Новостройка. Руина. Сад 

Групповая выставка в Музее городской скульптуры

13.10.2023 — 03.03.2024

Сложно представить себе более семантически наполненные пространства чем руина, новостройка и сад — три главные составляющие городского лексикона. Убрать одно из них и город станет плоским и одномерным. 

Массивы спальных кварталов, мегаломанских торговых и бизнес-центров, «человейники», громоздящиеся на окраинах городов — среда нашего обитания, создатели которой — мы сами. Стекло, бетон, однообразные дома. Каждое здание когда-то было новостройкой, вызывающей восторг, раздражение или равнодушно принимаемой, но сейчас под новостройкой мы понимаем модернистскую и наследующую ей архитектуру. В свою историческую эпоху это было решение жилищной проблемы, настоящая победа над силами природы, а в перспективе и гравитации (вспомним хотя бы проекты Малевича и Хидекеля). Еще шестьдесят лет назад новостройки казались прорывом, окном в будущее, прорубленным топором прогресса. Но топор быстро затупился, стекло потускнело, а бетон превратился в крошку, обнажив под собой зияющие скелеты арматуры и пустоту. Утопия нового строительства стала руиной, воспоминанием и ностальгией по неслучившемуся будущему, живым напоминанием краха надежд модернизма. 

Руины также парадоксальным образом связаны с модерностью. По ходу развития современной истории они наделялись всевозможными, часто противоречивыми свойствами и функциями — психологическими, политическими или философскими. По мере того как происходило все больше разрушений и их следы становились все нагляднее, философы, от Эдмунда Бёрка и Дени Дидро до Георга Зиммеля и Жана Бодрийяра, начали обращать внимание на значимость развалин. Вальтер Беньямин, развивая теорию руин в «Происхождении немецкой барочной драмы», пишет о том, как эти объекты раскрывают одновременно и совершенно лишенный значения, случайный порядок вещей, в котором мы существуем, и иррациональную потребность в спасении. Барочный художник — под ним подразумевается и художник современный — может только накапливать «осколки» и фрагменты действительности, но не в силах выработать ясного представления о цели; он только ожидает чуда. Вплоть до сегодняшнего дня российский ландшафт наполнен руинами, начиная от недостроенных и брошенных величественных дворцов до незалеченных ран войн XX века и горестных результатов постсоветского забвения. Руина — это пространство уединенных мечтаний, место примирения природы и человека, но это и проза жизни, когда руина «перестает казаться метафорой»: любой заброшенный завод, любой долгострой, которые образуют белые пятна внутри городской топографии. Хотя они всегда и повествуют о времени, в нашем восприятии руины больше говорят о современности, чем о периоде их возникновения. Вспомнить хотя бы имитации древних развалин, появившихся в садах и парках эпохи Просвещения. 

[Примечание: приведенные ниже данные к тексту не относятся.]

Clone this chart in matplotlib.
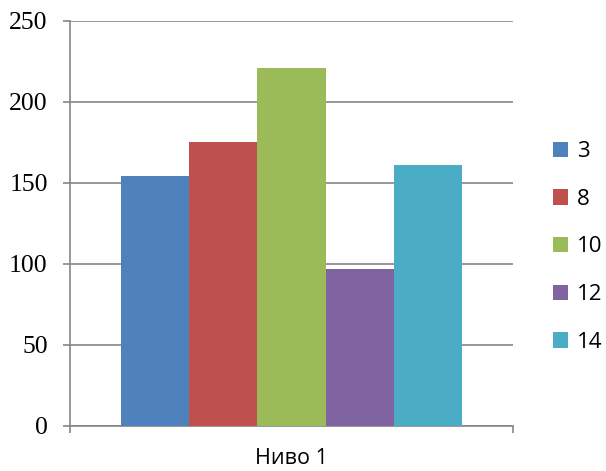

Эта связь руины с садом неслучайна. Последний— особое пространство, нечто большее, чем обрамленный и отредактированный фрагмент природы. Со времён первых цивилизаций он отвечает двум противоположным стремлениям человека — слиться с природой и подчинить, одомашнить ее. По замечанию Дмитрия Лихачева «обратная связь с эпохой в садах и парках чрезвычайно велика. Сад — это попытка создания идеального мира взаимоотношений человека с природой. Поэтому сад представляется как в мусульманском мире, так и в христианском, раем на земле, Эдемом». Британский режиссер и художник Дерек Джармен суммировал это в лаконичной формуле: «рай преследует сады». В образах райского сада, часто говорится о hortus conclusus, саде «огражденном», ограда в котором символически связана со спасением, изолируя от греха, бедствий и катастроф земного мира. Подобен такому пространству и «Сад» в нашей выставке — место уединения и сокрытия, закрытая система, образ места без времени. Ведь что еще остается в условиях сжимающегося мира кроме как по завету Вольтера возделывать наш сад.

Художники:

Автономная Материя (Илья Шалашов и Александра Степанова), Кирилл Акулиничев, Павел Белан, Евгений Бутенко, Максим Клещиков, Михаил Курганов, Вадим Михайлов.